In January 2025, a state of emergency was declared in the county following the windstorm and deadly wildfires in Pacific Palisades and Altadena, activating price gouging protections that barred price hikes of 10% or more on critical goods and services, including housing.
The wildfires destroyed thousands of structures and displaced numerous residents and businesses.
Under the declaration, the price-gouging protections were put in place through July 1, 2025, but state law allowed the county to approve 30-day extensions — which the Board of Supervisors has OK’d each month since last summer.
Another proposed 30-day extension was the board’s agenda Tuesday, since the protections are set to expire May 28.
But the continued extensions have drawn increased opposition from landlords and other business groups, which argued the restrictions have become financially burdensome to owners of rental properties amid rising costs.
Jeremy Harris, president/CEO of the Long Beach Chamber of Commerce, wrote in a letter to Supervisor Janice Hahn that while the protections initially `served an important purpose to assist people impacted by the fires, but the “emergency market restrictions were never intended to function as economic controls in perpetuity.”

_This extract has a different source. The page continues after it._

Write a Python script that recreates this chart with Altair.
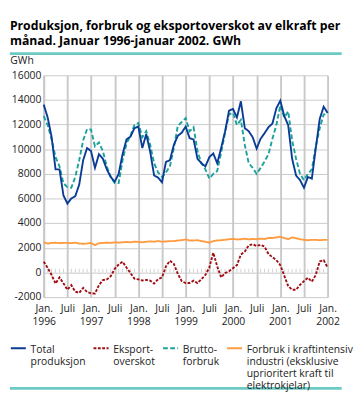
import json
import altair as alt
import pandas as pd

# ---- data (monthly, Jan 1996 .. Jan 2002) ----
months = [f"{y}-{m:02d}" for y in range(1996, 2002) for m in range(1, 13)] + ["2002-01"]

total = [13620, 12580, 11000, 8370, 8370, 6260, 5590, 6010, 6190, 7130, 9110, 10100,
         9850, 8490, 9600, 9230, 8370, 7750, 7370, 8000, 9600, 10800, 11020, 11710,
         11840, 10100, 11220, 9800, 7870, 7700, 7320, 8980, 9110, 10350, 11090, 11340,
         11840, 10900, 10800, 9230, 8860, 8610, 9360, 9660, 8860, 10100, 11460, 13130,
         13270, 12580, 13890, 11710, 11460, 10970, 10050, 10850, 11300, 11790, 12080, 13320,
         13940, 12700, 11960, 9230, 7870, 7500, 6880, 7750, 7620, 10100, 12460, 13450,
         12950]
brutto = [12700, 11960, 10800, 9360, 8610, 7250, 6930, 6880, 7750, 9110, 10720, 11640,
          11590, 10230, 10550, 9850, 8610, 7750, 7250, 7250, 9110, 10470, 11090, 11960,
          12130, 10970, 11460, 10350, 8860, 8120, 7750, 8120, 8610, 10100, 11890, 12210,
          12530, 11460, 11790, 9850, 8860, 8370, 7620, 8000, 8240, 9730, 11340, 12830,
          12950, 11960, 12380, 10350, 8860, 8490, 8000, 8490, 9000, 9600, 10850, 11960,
          13570, 12580, 13080, 10720, 9230, 8000, 7500, 8000, 8370, 10230, 11710, 12830,
          12830]
eksport = [875, 375, -200, -900, -400, -875, -1400, -1030, -1550, -1650, -1250, -1575,
           -1700, -1700, -1030, -620, -560, -300, 300, 650, 875, 400, -50, -500,
           -560, -650, -600, -660, -900, -540, -400, 500, 950, 700, -100, -700,
           -860, -850, -660, -860, -540, -200, 400, 1600, 500, -400, -50, 100,
           350, 600, 1450, 1700, 2200, 2300, 2150, 2250, 2100, 1500, 1250, 1000,
           600, -250, -1100, -1400, -1400, -1000, -700, -420, -740, -200, 900, 1000,
           400]
forbruk = [2450, 2350, 2400, 2420, 2380, 2400, 2400, 2380, 2420, 2350, 2330, 2350,
           2400, 2220, 2380, 2400, 2420, 2400, 2450, 2420, 2450, 2480, 2450, 2500,
           2480, 2450, 2500, 2520, 2500, 2550, 2500, 2520, 2550, 2550, 2600, 2620,
           2680, 2600, 2600, 2620, 2550, 2500, 2420, 2550, 2600, 2620, 2650, 2700,
           2720, 2680, 2700, 2750, 2680, 2720, 2700, 2750, 2720, 2800, 2800, 2850,
           2900, 2800, 2700, 2850, 2780, 2700, 2650, 2620, 2650, 2650, 2620, 2650,
           2650]

series_names = ["Total produksjon", "Eksportoverskot", "Bruttoforbruk",
                "Forbruk i kraftintensiv industri (eksklusive uprioritert kraft til elektrokjelar)"]
legend_lines = [["Total", "produksjon", "", ""], ["Eksport-", "overskot", "", ""],
                ["Brutto-", "forbruk", "", ""],
                ["Forbruk i kraftintensiv", "industri (eksklusive", "uprioritert kraft til", "elektrokjelar)"]]

x_tick_values = list(range(0, 73, 6))
x_tick_labels = [["Jan.", "1996"], ["Juli"], ["Jan.", "1997"], ["Juli"], ["Jan.", "1998"], ["Juli"],
                 ["Jan.", "1999"], ["Juli"], ["Jan.", "2000"], ["Juli"], ["Jan.", "2001"], ["Juli"],
                 ["Jan.", "2002"]]
y_tick_values = list(range(-2000, 16001, 2000))

title_lines = ["Produksjon, forbruk og eksportoverskot av elkraft per",
               "månad. Januar 1996-januar 2002. GWh"]

# ---- long table (orange first so blue is drawn on top) ----
rows = []
for name, vals in [(series_names[3], forbruk), (series_names[1], eksport),
                   (series_names[2], brutto), (series_names[0], total)]:
    for i, v in enumerate(vals):
        rows.append({"t": i, "month": months[i], "value": v, "series": name})
df = pd.DataFrame(rows)

# month positions for the small ticks on the zero line
minor_df = pd.DataFrame({"t": [i for i in range(73) if i % 6], "value": 0})

colors = ["#0a3c96", "#a00d12", "#1aa19c", "#ff9c40"]
dashes = [[1, 0], [3, 1.6], [5, 2.6], [1, 0]]

W, H = 302, 236
FONT = "Open Sans"
GRID = "#c8c8c8"

x_label_expr = json.dumps(x_tick_labels) + "[round(datum.value / 6)]"
legend_label_expr = (json.dumps(legend_lines) + "[indexof(" + json.dumps(series_names) + ", datum.label)]")

legend = alt.Legend(
    title=None, orient="none", legendX=-36, legendY=H + 41, direction="horizontal",
    columns=4, labelExpr=legend_label_expr, symbolType="M-1,0.55H1", symbolSize=256,
    symbolStrokeWidth=2, labelBaseline="top", labelFontSize=11, labelFont=FONT,
    labelColor="#222", labelOffset=4, columnPadding=4, rowPadding=0, padding=0,
    labelLimit=200,
)

x_axis = alt.Axis(values=x_tick_values, labelExpr=x_label_expr, title=None,
                  grid=True, gridColor=GRID, gridWidth=2, domain=False, ticks=False,
                  labelPadding=6, labelFontSize=11, labelFont=FONT,
                  labelLineHeight=14, labelColor="#222", labelFlush=False,
                  labelOverlap=False, labelBound=False)
y_axis = alt.Axis(values=y_tick_values, labelExpr="toString(datum.value)",
                  title="GWh", titleAngle=0, titleX=-36, titleY=-13,
                  titleAlign="left", titleBaseline="alphabetic",
                  titleFontWeight="normal", titleFontSize=11, titleFont=FONT,
                  titleColor="#222", gridColor=GRID, gridWidth=1,
                  domainColor=GRID, domainWidth=2, ticks=False, labelPadding=3,
                  labelFontSize=11, labelFont=FONT, labelColor="#222",
                  labelOverlap=False, labelBound=False)

x_scale = alt.Scale(domain=[0, 72], nice=False, zero=False)
y_scale = alt.Scale(domain=[-2000, 16000], nice=False)

minor = alt.Chart(minor_df).mark_tick(
    orient="vertical", size=4, thickness=1, color="#bdbdbd", yOffset=-2
).encode(x=alt.X("t:Q", scale=x_scale, axis=x_axis),
         y=alt.Y("value:Q", scale=y_scale, axis=y_axis))

lines = alt.Chart(df).mark_line(strokeWidth=2).encode(
    x=alt.X("t:Q", scale=x_scale, axis=x_axis),
    y=alt.Y("value:Q", scale=y_scale, axis=y_axis),
    color=alt.Color("series:N", scale=alt.Scale(domain=series_names, range=colors), legend=legend),
    strokeDash=alt.StrokeDash("series:N", scale=alt.Scale(domain=series_names, range=dashes), legend=legend),
    detail="series:N",
)

deco = pd.DataFrame({"k": [0]})
top_rule = alt.Chart(deco).mark_rule(color="#6ccac5", strokeWidth=3).encode(
    x=alt.value(-36), x2=alt.value(W + 15), y=alt.value(-23))
bot_rule = alt.Chart(deco).mark_rule(color="#6ccac5", strokeWidth=3).encode(
    x=alt.value(-36), x2=alt.value(W + 15), y=alt.value(H + 97))

chart = alt.layer(minor, lines, top_rule, bot_rule).properties(
    width=W, height=H, padding=0,
    title=alt.TitleParams(text=title_lines, anchor="start", frame="group", dx=-36,
                          fontSize=13, font=FONT, fontWeight="bold", color="#000",
                          lineHeight=16, offset=5),
).configure_view(stroke=None).configure_axis(labelOverlap=False)

chart.save("out.html", embed_options={"renderer": "svg", "actions": False})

“Now almost a year and a half since the emergency declaration, Los Angeles County must begin transitioning from emergency response towards long- term recovery and housing stabilization policies grounded in market realities, operational sustainability and increased housing availability,” Harris wrote.

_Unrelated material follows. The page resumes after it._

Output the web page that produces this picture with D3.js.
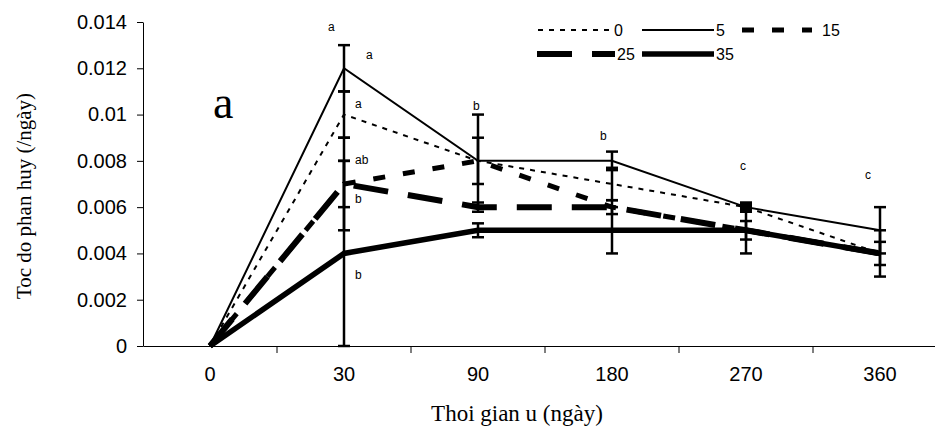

A representative of the California Apartment Association spoke to the board Tuesday, saying the circumstances that justified the protections and the repeated extensions “no longer exist.”
Supervisor Lindsey Horvath, who proposed the additional 30-day extension, urged the board to approve it, saying the county Department of Consumer and Business Affairs was scheduled to deliver a report next week “with metrics and indicators of what an off-ramp would look like to discontinue the protections.” She called for the board to keep the protections in place until it could review that report.
But Horvath only got support from Supervisor Hilda Solis, with Supervisors Kathryn Barger, Janice Hahn and Holly Mitchell abstaining from the vote, effectively defeating the proposed extension.